-- DIRECTIONS --
Could the lines from the start of the data through the line with "[0.109, 3.82], [7.35, 43.6], [1.049, 2.41], [0.99, 7.5]];" be set down exactly, with no pictures among them?

-- GIVEN INFORMATION --

>> Begin

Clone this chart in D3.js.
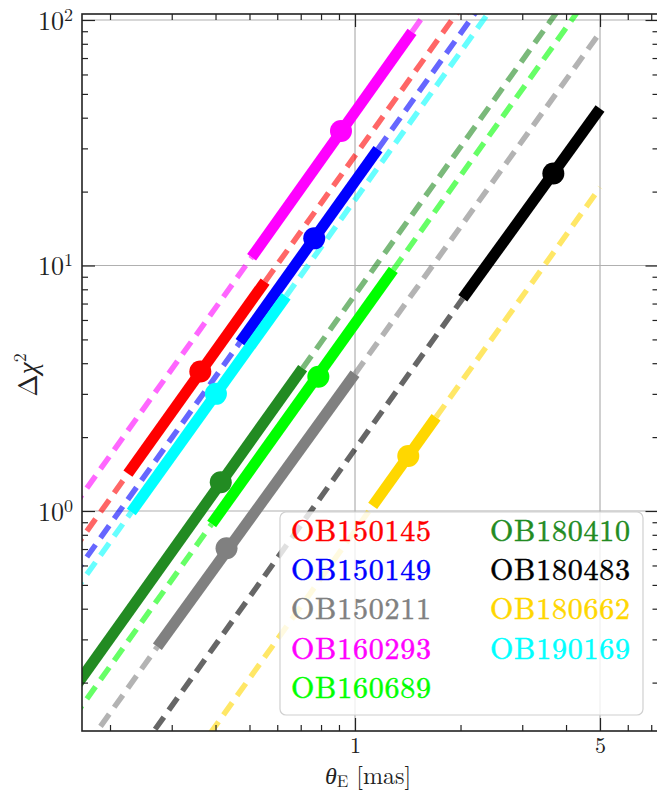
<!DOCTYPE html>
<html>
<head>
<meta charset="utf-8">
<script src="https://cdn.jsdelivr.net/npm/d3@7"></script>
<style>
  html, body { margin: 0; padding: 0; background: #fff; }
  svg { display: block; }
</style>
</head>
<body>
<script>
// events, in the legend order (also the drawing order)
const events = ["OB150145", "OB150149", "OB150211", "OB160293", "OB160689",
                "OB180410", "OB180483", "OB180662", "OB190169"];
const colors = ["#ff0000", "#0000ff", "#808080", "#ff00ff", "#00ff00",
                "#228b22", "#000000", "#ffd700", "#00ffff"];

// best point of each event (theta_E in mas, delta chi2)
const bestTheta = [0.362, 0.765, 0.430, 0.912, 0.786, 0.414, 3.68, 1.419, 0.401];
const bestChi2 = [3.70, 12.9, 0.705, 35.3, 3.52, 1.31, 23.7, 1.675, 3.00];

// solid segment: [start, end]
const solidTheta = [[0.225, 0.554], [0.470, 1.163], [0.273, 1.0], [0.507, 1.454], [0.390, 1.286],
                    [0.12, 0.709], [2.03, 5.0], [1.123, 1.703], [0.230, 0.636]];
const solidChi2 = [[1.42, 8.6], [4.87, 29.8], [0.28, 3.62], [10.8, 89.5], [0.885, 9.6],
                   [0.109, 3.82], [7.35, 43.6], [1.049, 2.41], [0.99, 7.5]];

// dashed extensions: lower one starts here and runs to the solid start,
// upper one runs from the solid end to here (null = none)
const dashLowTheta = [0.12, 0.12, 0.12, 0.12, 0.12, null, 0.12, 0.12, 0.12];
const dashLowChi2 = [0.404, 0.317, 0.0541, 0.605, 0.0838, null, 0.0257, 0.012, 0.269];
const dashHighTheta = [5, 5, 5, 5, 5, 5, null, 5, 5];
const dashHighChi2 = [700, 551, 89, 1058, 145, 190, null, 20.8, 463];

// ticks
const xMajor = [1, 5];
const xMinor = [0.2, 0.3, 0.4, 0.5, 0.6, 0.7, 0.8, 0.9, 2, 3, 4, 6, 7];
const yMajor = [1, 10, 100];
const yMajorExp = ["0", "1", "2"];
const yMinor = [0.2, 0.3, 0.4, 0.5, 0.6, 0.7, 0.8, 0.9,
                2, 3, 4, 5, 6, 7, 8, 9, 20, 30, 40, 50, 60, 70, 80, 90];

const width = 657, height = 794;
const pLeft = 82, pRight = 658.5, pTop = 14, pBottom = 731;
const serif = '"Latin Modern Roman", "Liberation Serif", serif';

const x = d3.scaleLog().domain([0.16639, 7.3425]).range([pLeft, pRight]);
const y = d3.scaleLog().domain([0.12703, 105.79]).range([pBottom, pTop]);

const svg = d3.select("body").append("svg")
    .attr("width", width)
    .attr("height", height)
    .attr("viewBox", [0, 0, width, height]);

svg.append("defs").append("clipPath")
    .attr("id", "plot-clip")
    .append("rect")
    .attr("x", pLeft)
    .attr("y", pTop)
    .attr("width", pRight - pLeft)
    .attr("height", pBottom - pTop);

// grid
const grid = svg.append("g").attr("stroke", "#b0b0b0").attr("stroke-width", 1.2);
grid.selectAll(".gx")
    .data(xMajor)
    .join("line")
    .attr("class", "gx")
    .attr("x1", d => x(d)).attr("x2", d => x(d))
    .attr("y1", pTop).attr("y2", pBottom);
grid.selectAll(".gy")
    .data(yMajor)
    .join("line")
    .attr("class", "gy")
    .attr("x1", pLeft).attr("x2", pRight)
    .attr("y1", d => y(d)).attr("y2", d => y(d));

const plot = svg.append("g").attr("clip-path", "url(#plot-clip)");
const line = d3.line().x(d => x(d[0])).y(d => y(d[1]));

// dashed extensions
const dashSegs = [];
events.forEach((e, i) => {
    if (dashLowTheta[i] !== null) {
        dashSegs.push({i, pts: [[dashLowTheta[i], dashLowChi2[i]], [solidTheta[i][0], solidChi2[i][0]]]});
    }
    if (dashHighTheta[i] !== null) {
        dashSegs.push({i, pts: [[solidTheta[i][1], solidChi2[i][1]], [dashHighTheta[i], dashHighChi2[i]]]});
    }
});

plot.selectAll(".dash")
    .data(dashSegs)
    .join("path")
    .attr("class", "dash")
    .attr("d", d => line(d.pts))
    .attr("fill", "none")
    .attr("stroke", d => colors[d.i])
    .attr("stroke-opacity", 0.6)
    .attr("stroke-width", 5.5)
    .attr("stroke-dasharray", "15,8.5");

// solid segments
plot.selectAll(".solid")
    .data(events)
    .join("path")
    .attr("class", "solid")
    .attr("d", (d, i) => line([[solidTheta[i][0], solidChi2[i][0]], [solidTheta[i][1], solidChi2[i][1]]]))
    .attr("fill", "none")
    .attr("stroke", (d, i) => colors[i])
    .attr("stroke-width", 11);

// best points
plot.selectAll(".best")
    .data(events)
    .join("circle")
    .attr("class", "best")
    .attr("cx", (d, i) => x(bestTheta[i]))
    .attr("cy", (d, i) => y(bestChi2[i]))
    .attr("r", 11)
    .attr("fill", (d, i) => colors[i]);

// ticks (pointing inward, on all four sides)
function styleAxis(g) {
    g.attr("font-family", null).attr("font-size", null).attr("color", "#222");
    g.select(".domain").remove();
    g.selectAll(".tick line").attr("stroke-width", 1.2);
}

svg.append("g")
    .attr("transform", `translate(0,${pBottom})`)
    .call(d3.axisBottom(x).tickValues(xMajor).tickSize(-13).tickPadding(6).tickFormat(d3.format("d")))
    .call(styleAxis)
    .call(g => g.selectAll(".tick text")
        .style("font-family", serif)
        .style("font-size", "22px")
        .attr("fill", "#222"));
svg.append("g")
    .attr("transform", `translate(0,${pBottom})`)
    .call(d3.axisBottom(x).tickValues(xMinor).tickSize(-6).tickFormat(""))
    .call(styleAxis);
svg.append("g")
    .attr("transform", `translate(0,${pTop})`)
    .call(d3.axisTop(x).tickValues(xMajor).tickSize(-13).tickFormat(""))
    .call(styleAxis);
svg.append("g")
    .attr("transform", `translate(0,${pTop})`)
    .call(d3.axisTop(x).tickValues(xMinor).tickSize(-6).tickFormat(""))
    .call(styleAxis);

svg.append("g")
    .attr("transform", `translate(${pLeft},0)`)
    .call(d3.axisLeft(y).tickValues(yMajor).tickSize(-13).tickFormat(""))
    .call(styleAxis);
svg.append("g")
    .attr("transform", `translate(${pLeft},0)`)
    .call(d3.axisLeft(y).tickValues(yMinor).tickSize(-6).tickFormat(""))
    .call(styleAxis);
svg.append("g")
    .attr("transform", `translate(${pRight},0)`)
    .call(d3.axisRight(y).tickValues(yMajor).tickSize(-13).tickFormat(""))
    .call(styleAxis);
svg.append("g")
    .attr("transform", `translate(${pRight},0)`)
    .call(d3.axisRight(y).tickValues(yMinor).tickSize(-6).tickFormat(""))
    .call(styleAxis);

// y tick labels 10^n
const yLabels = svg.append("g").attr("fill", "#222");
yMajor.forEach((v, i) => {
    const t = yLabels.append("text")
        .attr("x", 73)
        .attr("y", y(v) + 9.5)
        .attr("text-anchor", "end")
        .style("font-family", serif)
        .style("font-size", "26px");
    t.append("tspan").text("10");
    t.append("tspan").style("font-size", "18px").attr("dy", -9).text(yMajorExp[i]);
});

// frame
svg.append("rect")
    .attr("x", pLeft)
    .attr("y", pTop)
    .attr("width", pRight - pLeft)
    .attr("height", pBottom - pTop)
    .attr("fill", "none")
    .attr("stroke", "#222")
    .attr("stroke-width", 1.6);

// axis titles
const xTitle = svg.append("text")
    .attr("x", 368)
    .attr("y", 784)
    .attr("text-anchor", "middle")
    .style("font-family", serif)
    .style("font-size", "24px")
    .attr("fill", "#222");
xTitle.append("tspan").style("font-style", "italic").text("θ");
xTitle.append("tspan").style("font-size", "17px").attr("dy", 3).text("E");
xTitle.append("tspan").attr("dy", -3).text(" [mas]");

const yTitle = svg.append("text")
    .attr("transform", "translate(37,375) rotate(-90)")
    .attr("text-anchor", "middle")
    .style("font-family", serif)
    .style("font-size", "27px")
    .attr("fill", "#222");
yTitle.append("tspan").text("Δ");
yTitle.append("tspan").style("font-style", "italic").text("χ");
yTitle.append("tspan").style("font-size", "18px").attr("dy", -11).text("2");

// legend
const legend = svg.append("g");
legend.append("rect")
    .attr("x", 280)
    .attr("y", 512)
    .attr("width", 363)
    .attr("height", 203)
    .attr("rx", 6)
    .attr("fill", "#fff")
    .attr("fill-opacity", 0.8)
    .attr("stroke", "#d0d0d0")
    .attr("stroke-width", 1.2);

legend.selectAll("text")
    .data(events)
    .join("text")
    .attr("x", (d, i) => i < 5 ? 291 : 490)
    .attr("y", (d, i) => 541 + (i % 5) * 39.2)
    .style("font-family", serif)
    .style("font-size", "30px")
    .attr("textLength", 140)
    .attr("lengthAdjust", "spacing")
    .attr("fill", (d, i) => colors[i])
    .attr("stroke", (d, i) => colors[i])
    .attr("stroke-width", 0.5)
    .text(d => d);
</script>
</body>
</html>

>> End

-- ANSWER FOR THE TASK --
Clone this chart in D3.js.
<!DOCTYPE html>
<html>
<head>
<meta charset="utf-8">
<script src="https://cdn.jsdelivr.net/npm/d3@7"></script>
<style>
  html, body { margin: 0; padding: 0; background: #fff; }
  svg { display: block; }
</style>
</head>
<body>
<script>
// events, in the legend order (also the drawing order)
const events = ["OB150145", "OB150149", "OB150211", "OB160293", "OB160689",
                "OB180410", "OB180483", "OB180662", "OB190169"];
const colors = ["#ff0000", "#0000ff", "#808080", "#ff00ff", "#00ff00",
                "#228b22", "#000000", "#ffd700", "#00ffff"];

// best point of each event (theta_E in mas, delta chi2)
const bestTheta = [0.362, 0.765, 0.430, 0.912, 0.786, 0.414, 3.68, 1.419, 0.401];
const bestChi2 = [3.70, 12.9, 0.705, 35.3, 3.52, 1.31, 23.7, 1.675, 3.00];

// solid segment: [start, end]
const solidTheta = [[0.225, 0.554], [0.470, 1.163], [0.273, 1.0], [0.507, 1.454], [0.390, 1.286],
                    [0.12, 0.709], [2.03, 5.0], [1.123, 1.703], [0.230, 0.636]];
const solidChi2 = [[1.42, 8.6], [4.87, 29.8], [0.28, 3.62], [10.8, 89.5], [0.885, 9.6],
                   [0.109, 3.82], [7.35, 43.6], [1.049, 2.41], [0.99, 7.5]];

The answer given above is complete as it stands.